## [Provided data]
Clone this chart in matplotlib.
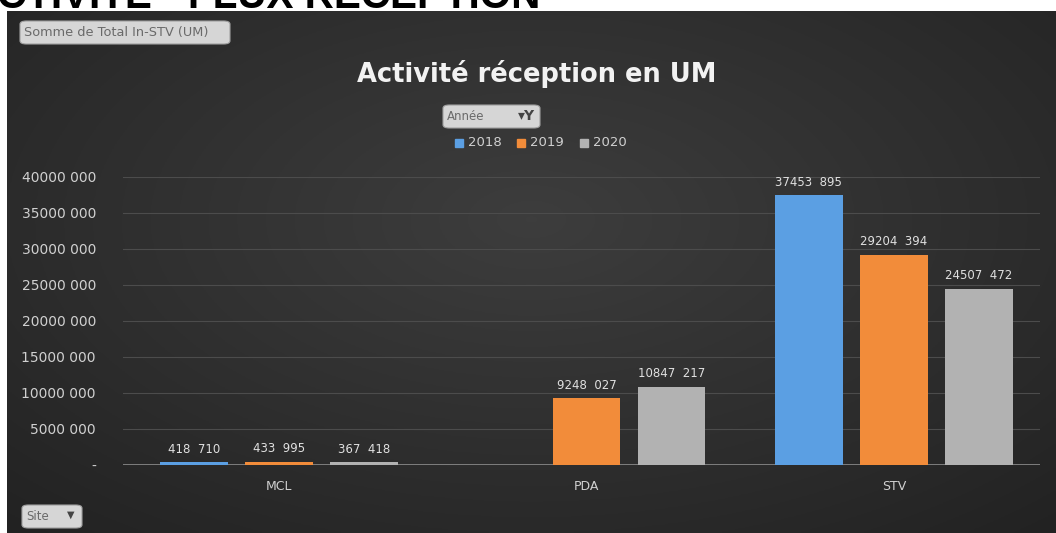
import matplotlib.pyplot as plt
import numpy as np
from matplotlib.patches import FancyBboxPatch, Rectangle

sites = ["MCL", "PDA", "STV"]
years = ["2018", "2019", "2020"]
values_2018 = [418710, np.nan, 37453895]
values_2019 = [433995, 9248027, 29204394]
values_2020 = [367418, 10847217, 24507472]
colors = ["#5b9fe3", "#f28c3a", "#b2b2b2"]
y_ticks = [0, 5000000, 10000000, 15000000, 20000000, 25000000, 30000000, 35000000, 40000000]

W, H = 1056, 533
fig = plt.figure(figsize=(W / 100, H / 100), dpi=100)
fig.patch.set_facecolor("white")
plt.rcParams["font.family"] = "DejaVu Sans"

# dark gradient background of the pivot chart
bg = fig.add_axes([7 / W, 0, 1 - 7 / W, (H - 10.5) / H])
yy, xx = np.mgrid[-1:1:200j, -1:1:400j]
grad = 0.24 - 0.085 * np.sqrt(0.7 * xx ** 2 + 0.6 * (yy + 0.2) ** 2)
bg.imshow(np.dstack([grad, grad, grad]).clip(0, 1), aspect="auto", extent=[0, 1, 0, 1])
bg.set_xlim(0, 1)
bg.set_ylim(0, 1)
bg.axis("off")

# heading of the slide, cut off at the top
fig.text(-32 / W, 1 - 7.5 / H, "ACTIVITE - FLUX RECEPTION", fontsize=29.1, fontweight="bold",
         family="Liberation Sans", color="black", va="baseline", ha="left")

ax = fig.add_axes([123 / W, 68 / H, 917 / W, 288 / H])
ax.set_facecolor("none")
x = np.arange(len(sites))
width = 0.22
offset = 0.277
for i, vals in enumerate([values_2018, values_2019, values_2020]):
    pos = x + (i - 1) * offset
    ax.bar(pos, vals, width, color=colors[i], zorder=3)
    for p, v in zip(pos, vals):
        if np.isnan(v):
            continue
        label = f"{int(v) // 1000}  {int(v) % 1000:03d}"
        ax.text(p, v + 900000, label, ha="center", va="bottom", color="#e0e0e0",
                fontsize=8.5)

ax.set_xlim(-0.507, 2.475)
ax.set_ylim(0, 40000000)
ax.set_yticks(y_ticks)
ax.set_yticklabels(["-"] + [f"{t // 1000000}000 000" for t in y_ticks[1:]])
ax.set_xticks(x)
ax.set_xticklabels(sites)
ax.tick_params(length=0, colors="#d0d0d0")
ax.tick_params(axis="y", pad=19.5, labelsize=10)
ax.tick_params(axis="x", pad=11, labelsize=9)
ax.grid(axis="y", color="#4c4c4c", linewidth=0.8, zorder=0)
for s in ax.spines.values():
    s.set_visible(False)
ax.axhline(0, color="#8c8c8c", linewidth=1.2, zorder=2)

fig.text(537 / W, 1 - 74 / H, "Activité réception en UM", ha="center", va="center",
         fontsize=18.5, fontweight="bold", color="#f2f2f2")

def button(x0, y0, w, h, text, fs=8.5):
    box = FancyBboxPatch((x0 / W, 1 - (y0 + h) / H), w / W, h / H,
                         boxstyle="round,pad=0,rounding_size=0.006",
                         transform=fig.transFigure, facecolor="#d6d6d6",
                         edgecolor="#a0a0a0", linewidth=0.8)
    fig.patches.append(box)
    fig.text((x0 + 4) / W, 1 - (y0 + h / 2) / H, text, ha="left", va="center",
             fontsize=fs, color="#6a6a6a")

button(20, 21, 210, 23, "Somme de Total In-STV (UM)", fs=9.3)
button(443, 105, 97, 23, "Année", fs=8.5)
fig.text(527 / W, 1 - 116 / H, "▾Y", ha="center", va="center", fontsize=10,
         color="#444444", fontweight="bold")
button(22, 505, 60, 23, "Site", fs=8.5)
fig.text(71 / W, 1 - 515 / H, "▼", ha="center", va="center", fontsize=7, color="#444444")

# legend
for lx, yr, c in zip([455, 517, 580], years, colors):
    fig.patches.append(Rectangle((lx / W, 1 - 147 / H), 8 / W, 8 / H,
                                 transform=fig.transFigure, color=c))
    fig.text((lx + 13) / W, 1 - 143 / H, yr, ha="left", va="center", fontsize=9.5,
             color="#d0d0d0")

fig.savefig("out.png", dpi=100)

## [Work required]
Which lines in the listing above hold the word "matplotlib"? Show each of them.

## [Output]
Clone this chart in matplotlib.
import matplotlib.pyplot as plt
from matplotlib.patches import FancyBboxPatch, Rectangle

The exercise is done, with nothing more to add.